Looking at Boston OSM file, I found out that only a handful of buildings (less than 400) have assigned a value for the "building" key where most of them (334) have assigned "yes" as the value which is incorrect and useless.

As a suggestion, I think OpenStreetMap.org can implement a structure that ask users and refer them to a pre-defined table for choosing the type of buildings as an input.
Moreover, this table can provide different examples for each type of buildings and helps users to choose more carefully and create more accurate database. 

The benefits of such an improvement in database is obvious (as I explained above) but it's not an easy process and some problems can occur such as:
- If we use a complicated table, users may prefer to skip inputting such an information, or use a random inaccurate inputs like the case of inputting 'yes'. 
- Most of the buildings have multiple usage and can be assigned with different key values.

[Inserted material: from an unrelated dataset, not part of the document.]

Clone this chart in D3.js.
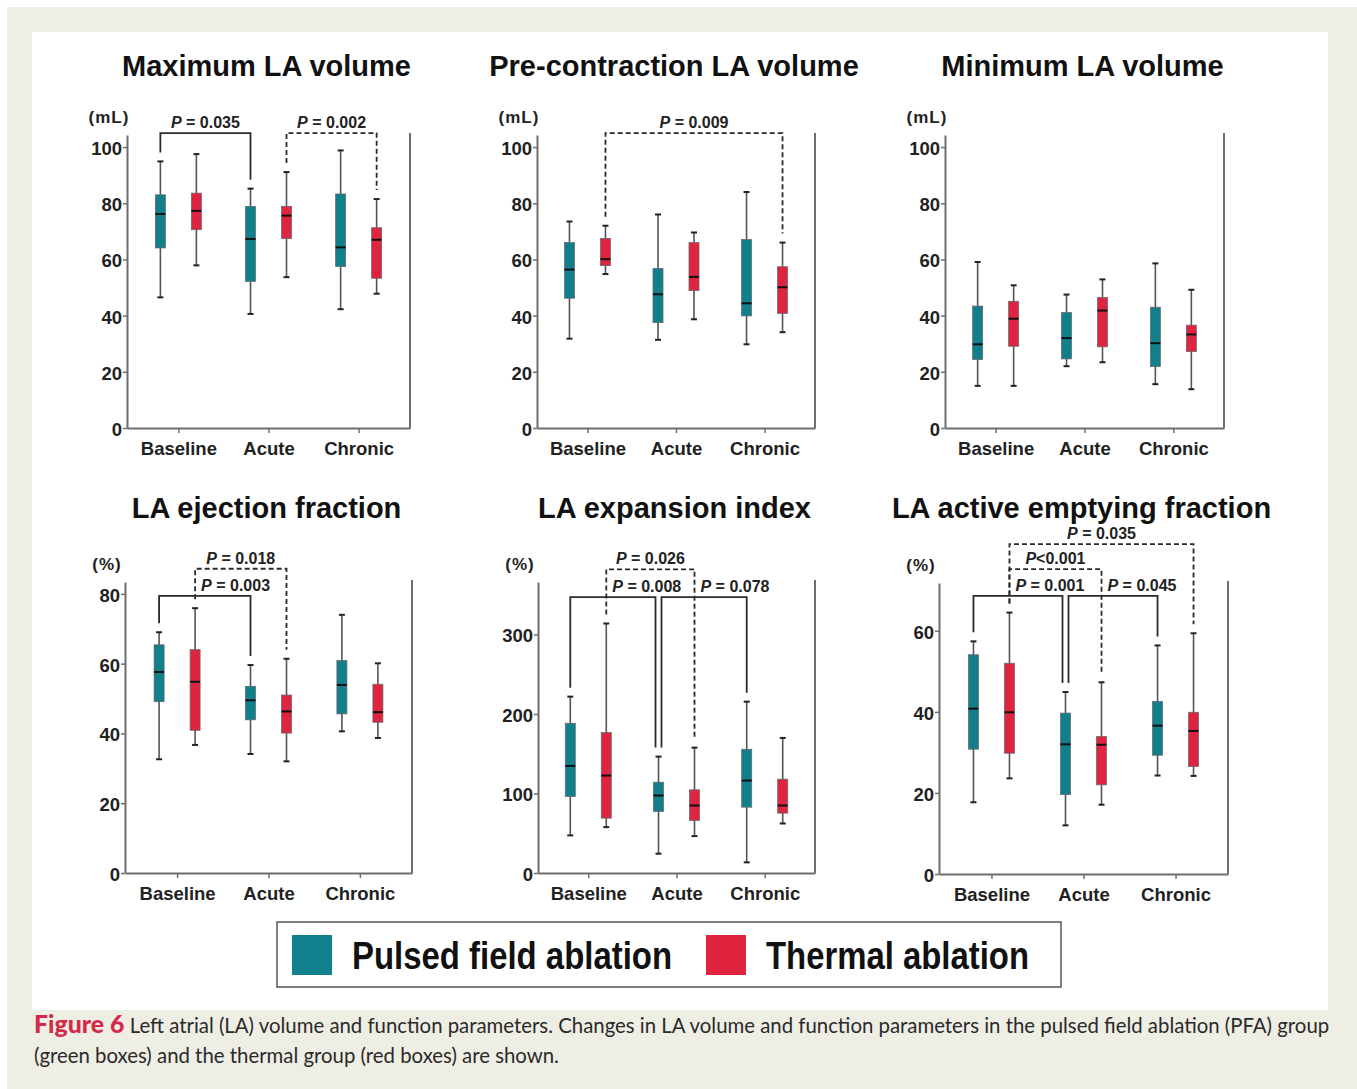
<!DOCTYPE html>
<html>
<head>
<meta charset="utf-8">
<script src="https://cdn.jsdelivr.net/npm/d3@7"></script>
<style>
  body { margin: 0; background: #fff; }
  svg { display: block; }
</style>
</head>
<body>
<svg id="fig" width="1357" height="1089"></svg>
<script>
// ---- data ----
const categories = ["Baseline", "Acute", "Chronic"];
const groups = ["Pulsed field ablation", "Thermal ablation"];
const titles = ["Maximum LA volume", "Pre-contraction LA volume", "Minimum LA volume",
                "LA ejection fraction", "LA expansion index", "LA active emptying fraction"];
const units = ["(mL)", "(mL)", "(mL)", "(%)", "(%)", "(%)"];
const tickSets = [
  [0, 20, 40, 60, 80, 100], [0, 20, 40, 60, 80, 100], [0, 20, 40, 60, 80, 100],
  [0, 20, 40, 60, 80], [0, 100, 200, 300], [0, 20, 40, 60]
];

// each box: [min, q1, median, q3, max] for Baseline, Acute, Chronic
const maxVolPfa      = [[46.5, 64.1, 76.2, 83.0, 94.9], [40.6, 52.2, 67.3, 78.9, 85.2], [42.3, 57.5, 64.3, 83.3, 98.8]];
const maxVolThermal  = [[57.9, 70.6, 77.3, 83.6, 97.5], [53.7, 67.4, 75.6, 78.9, 91.1], [47.8, 53.3, 67.0, 71.3, 81.5]];
const preVolPfa      = [[31.8, 46.2, 56.4, 66.0, 73.5], [31.4, 37.5, 47.6, 56.8, 76.0], [29.8, 39.9, 44.4, 67.1, 84.0]];
const preVolThermal  = [[54.8, 57.8, 60.1, 67.5, 72.0], [38.7, 48.9, 53.8, 66.0, 69.6], [34.1, 40.8, 50.1, 57.4, 66.0]];
const minVolPfa      = [[15.0, 24.4, 29.8, 43.4, 59.1], [22.0, 24.6, 32.0, 41.1, 47.5], [15.6, 21.9, 30.2, 43.0, 58.6]];
const minVolThermal  = [[15.0, 29.1, 38.9, 45.1, 50.8], [23.4, 28.9, 41.8, 46.5, 52.9], [13.8, 27.2, 33.3, 36.6, 49.2]];
const ejFracPfa      = [[32.6, 49.1, 57.6, 65.4, 69.0], [34.1, 43.9, 49.5, 53.5, 59.6], [40.6, 45.6, 53.9, 60.9, 74.0]];
const ejFracThermal  = [[36.7, 40.9, 54.8, 64.0, 75.9], [32.0, 40.1, 46.3, 51.0, 61.4], [38.7, 43.2, 46.1, 54.1, 60.1]];
const expIdxPfa      = [[47.3, 96.2, 134.7, 188.3, 221.8], [24.3, 77.4, 97.5, 114.2, 146.4], [13.4, 82.8, 116.3, 155.6, 215.5]];
const expIdxThermal  = [[57.7, 69.0, 122.6, 176.6, 313.8], [46.4, 66.1, 84.9, 104.6, 157.7], [62.3, 75.3, 84.9, 118.0, 169.9]];
const actEmpPfa      = [[17.7, 30.8, 40.8, 54.1, 57.4], [12.0, 19.6, 32.0, 39.7, 44.9], [24.3, 29.3, 36.6, 42.6, 56.4]];
const actEmpThermal  = [[23.6, 29.8, 39.9, 52.0, 64.5], [17.1, 22.0, 31.9, 33.9, 47.3], [24.2, 26.5, 35.3, 39.9, 59.4]];

// significance brackets: ends are [category, group index], y in data units
const maxVolBrackets = [
  { a: ["Baseline", 0], b: ["Acute", 0], y: 105, dashed: false, p: "= 0.035" },
  { a: ["Acute", 1], b: ["Chronic", 1], y: 105, dashed: true, p: "= 0.002" }
];
const preVolBrackets = [
  { a: ["Baseline", 1], b: ["Chronic", 1], y: 105, dashed: true, p: "= 0.009" }
];
const minVolBrackets = [];
const ejFracBrackets = [
  { a: ["Baseline", 0], b: ["Acute", 0], y: 79.4, dashed: false, p: "= 0.003" },
  { a: ["Baseline", 1], b: ["Acute", 1], y: 87.2, dashed: true, p: "= 0.018" }
];
const expIdxBrackets = [
  { a: ["Baseline", 0], b: ["Acute", 0], y: 347, dashed: false, p: "= 0.008" },
  { a: ["Acute", 0], b: ["Chronic", 0], y: 347, dashed: false, p: "= 0.078" },
  { a: ["Baseline", 1], b: ["Acute", 1], y: 382, dashed: true, p: "= 0.026" }
];
const actEmpBrackets = [
  { a: ["Baseline", 0], b: ["Acute", 0], y: 68.6, dashed: false, p: "= 0.001" },
  { a: ["Acute", 0], b: ["Chronic", 0], y: 68.6, dashed: false, p: "= 0.045" },
  { a: ["Baseline", 1], b: ["Acute", 1], y: 75.2, dashed: true, p: "<0.001" },
  { a: ["Baseline", 1], b: ["Chronic", 1], y: 81.4, dashed: true, p: "= 0.035" }
];

// ---- layout ----
const colors = ["#117f8c", "#e0233f"];
const FONT = "'Liberation Sans', Arial, Helvetica, sans-serif";
const layout = [
  { left: 127, right: 410, top: 135, bottom: 428, yMax: 104.3, titleY: 76 },
  { left: 537, right: 815, top: 135, bottom: 428, yMax: 104.3, titleY: 76 },
  { left: 945, right: 1224, top: 135, bottom: 428, yMax: 104.3, titleY: 76 },
  { left: 125, right: 412, top: 582, bottom: 873, yMax: 83.4, titleY: 518 },
  { left: 538, right: 815, top: 582, bottom: 873, yMax: 366, titleY: 518 },
  { left: 939, right: 1228, top: 583, bottom: 874, yMax: 71.8, titleY: 518 }
];

const panels = [
  { series: [maxVolPfa, maxVolThermal], brackets: maxVolBrackets },
  { series: [preVolPfa, preVolThermal], brackets: preVolBrackets },
  { series: [minVolPfa, minVolThermal], brackets: minVolBrackets },
  { series: [ejFracPfa, ejFracThermal], brackets: ejFracBrackets },
  { series: [expIdxPfa, expIdxThermal], brackets: expIdxBrackets },
  { series: [actEmpPfa, actEmpThermal], brackets: actEmpBrackets }
];

const svg = d3.select("#fig");

// page background and white figure area
svg.append("rect").attr("x", 7).attr("y", 7).attr("width", 1350).attr("height", 1082).attr("fill", "#efeee4");
svg.append("rect").attr("x", 32).attr("y", 32).attr("width", 1296).attr("height", 978).attr("fill", "#fff");

function drawPanel(p, L, i) {
  const g = svg.append("g");
  const x = d3.scalePoint().domain(categories).range([L.left, L.right]).padding(0.57);
  const off = d3.scalePoint().domain([0, 1]).range([-18, 18]);
  const y = d3.scaleLinear().domain([0, L.yMax]).range([L.bottom, L.top]);

  // title
  g.append("text")
    .attr("x", (L.left + L.right) / 2 - 2)
    .attr("y", L.titleY)
    .attr("text-anchor", "middle")
    .style("font", `bold 29px ${FONT}`)
    .attr("fill", "#111")
    .text(titles[i]);

  // unit
  g.append("text")
    .attr("x", L.left - 18)
    .attr("y", L.top - 12)
    .attr("text-anchor", "middle")
    .style("font", `bold 17px ${FONT}`)
    .style("letter-spacing", "1px")
    .attr("fill", "#222")
    .text(units[i]);

  // axes
  const yAxis = g.append("g")
    .attr("transform", `translate(${L.left},0)`)
    .call(d3.axisLeft(y).tickValues(tickSets[i]).tickSize(4).tickSizeOuter(0).tickPadding(1));
  const xAxis = g.append("g")
    .attr("transform", `translate(0,${L.bottom})`)
    .call(d3.axisBottom(x).tickSize(5).tickSizeOuter(0).tickPadding(9));
  [yAxis, xAxis].forEach(a => {
    a.select(".domain").attr("stroke", "#6e6e6e").attr("stroke-width", 2);
    a.selectAll(".tick line").attr("stroke", "#6e6e6e").attr("stroke-width", 1.5);
    a.selectAll(".tick text").style("font", `bold 18.5px ${FONT}`).attr("fill", "#222");
  });
  yAxis.selectAll(".tick text").attr("dy", "0.4em");
  // right frame line
  g.append("line")
    .attr("x1", L.right).attr("x2", L.right)
    .attr("y1", L.top - 2).attr("y2", L.bottom)
    .attr("stroke", "#6e6e6e").attr("stroke-width", 2);

  // boxes
  const boxes = categories.flatMap((c, ci) =>
    p.series.map((s, k) => ({ c, k, v: s[ci], cx: x(c) + off(k) })));
  const bg = g.selectAll("g.box").data(boxes).join("g").attr("class", "box");
  bg.append("line")
    .attr("x1", d => d.cx).attr("x2", d => d.cx)
    .attr("y1", d => y(d.v[0])).attr("y2", d => y(d.v[4]))
    .attr("stroke", "#555").attr("stroke-width", 1.6);
  bg.selectAll("line.cap").data(d => [d, d].map((e, j) => ({ cx: e.cx, val: e.v[j === 0 ? 0 : 4] })))
    .join("line").attr("class", "cap")
    .attr("x1", d => d.cx - 3).attr("x2", d => d.cx + 3)
    .attr("y1", d => y(d.val)).attr("y2", d => y(d.val))
    .attr("stroke", "#222").attr("stroke-width", 2);
  bg.append("rect")
    .attr("x", d => d.cx - 5).attr("width", 10)
    .attr("y", d => y(d.v[3])).attr("height", d => y(d.v[1]) - y(d.v[3]))
    .attr("fill", d => colors[d.k])
    .attr("stroke", "#6a6a6a").attr("stroke-width", 0.8);
  bg.append("line")
    .attr("x1", d => d.cx - 5).attr("x2", d => d.cx + 5)
    .attr("y1", d => y(d.v[2])).attr("y2", d => y(d.v[2]))
    .attr("stroke", "#111").attr("stroke-width", 2);

  // brackets
  const same = (e1, e2) => e1[0] === e2[0] && e1[1] === e2[1];
  const endX = e => x(e[0]) + off(e[1]);
  const topOf = e => y(p.series[e[1]][categories.indexOf(e[0])][4]) - 9;
  const dashedLegs = p.brackets.filter(b => b.dashed).flatMap(b => [endX(b.a), endX(b.b)]);

  p.brackets.forEach(br => {
    const shared = (end, key) => !br.dashed && p.brackets.some(o =>
      o !== br && !o.dashed && o.y === br.y && same(o[key], end));
    const xa = endX(br.a) + (shared(br.a, "b") ? 3 : 0);
    const xb = endX(br.b) - (shared(br.b, "a") ? 3 : 0);
    const yt = y(br.y);
    g.append("path")
      .attr("d", `M${xa},${topOf(br.a)}V${yt}H${xb}V${topOf(br.b)}`)
      .attr("fill", "none")
      .attr("stroke", "#2a2a2a")
      .attr("stroke-width", 1.8)
      .attr("stroke-dasharray", br.dashed ? "5,3" : null);

    const inside = br.dashed ? [] : dashedLegs.filter(v => v > xa + 1 && v < xb - 1);
    const t = g.append("text")
      .attr("y", yt - 5)
      .style("font", `bold 16px ${FONT}`)
      .attr("fill", "#222");
    if (inside.length) {
      t.attr("x", d3.min(inside) + 6).attr("text-anchor", "start");
    } else {
      t.attr("x", (xa + xb) / 2).attr("text-anchor", "middle");
    }
    t.append("tspan").style("font-style", "italic").text("P");
    t.append("tspan").text(br.p.startsWith("=") ? " " + br.p : br.p);
  });
}

panels.forEach((p, i) => drawPanel(p, layout[i], i));

// legend
const legend = svg.append("g");
legend.append("rect")
  .attr("x", 277).attr("y", 922).attr("width", 784).attr("height", 65)
  .attr("fill", "#fff").attr("stroke", "#555").attr("stroke-width", 1.5);
const legendX = [292, 706];
const legendW = [320, 263];
const li = legend.selectAll("g.item").data(groups).join("g").attr("class", "item")
  .attr("transform", (d, k) => `translate(${legendX[k]},0)`);
li.append("rect").attr("x", 0).attr("y", 935).attr("width", 40).attr("height", 40)
  .attr("fill", (d, k) => colors[k]);
li.append("text")
  .attr("x", 60).attr("y", 969)
  .style("font", `bold 38px ${FONT}`)
  .attr("fill", "#111")
  .attr("textLength", (d, k) => legendW[k])
  .attr("lengthAdjust", "spacingAndGlyphs")
  .text(d => d);

// caption
const capFont = "Lato, 'Open Sans', sans-serif";
const cap1 = svg.append("text").attr("x", 34).attr("y", 1033)
  .style("font", `19px ${capFont}`).attr("fill", "#2a2a2a");
cap1.append("tspan").style("font-weight", "900").style("font-size", "1.22em")
  .attr("fill", "#d42a4a").text("Figure 6");
cap1.append("tspan").text(" Left atrial (LA) volume and function parameters. Changes in LA volume and function parameters in the pulsed field ablation (PFA) group");
const cap2 = svg.append("text").attr("x", 34).attr("y", 1063)
  .style("font", `19px ${capFont}`).attr("fill", "#2a2a2a")
  .text("(green boxes) and the thermal group (red boxes) are shown.");
const w1 = cap1.node().getComputedTextLength();
const fs = 19 * 1296 / w1;
cap1.style("font-size", fs + "px");
cap2.style("font-size", fs + "px");
</script>
</body>
</html>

This again can confuse and frustrate the users.

I think we should look for some rewards or motivational procedures so users spend some time to update the database in this way.


In [21]:
QUERY=('''SELECT value, COUNT(*) as num
FROM nodes_tags
WHERE key='building'
GROUP BY value
ORDER BY num DESC;''')

yes : 334
entrance : 29
commercial : 7
school : 6
retail : 3
apartments : 2
office : 2
residential : 2
university : 2
brewery : 1
chapel : 1
church : 1
dormitory : 1
industrial : 1
lot : 1
public : 1
warehouse : 1


## Conclusion
In this project, we tried to audit and clean the most popular tags (**street**, **state** and **postcode**) in **Boston OSM file** and obviously lots of cleaning processes are remained which are out of scope of this project. However, the significant number of users and their contributions to OpenStreetMap.org is very promising and I think we will have most of the OSM data cleaned in the near future.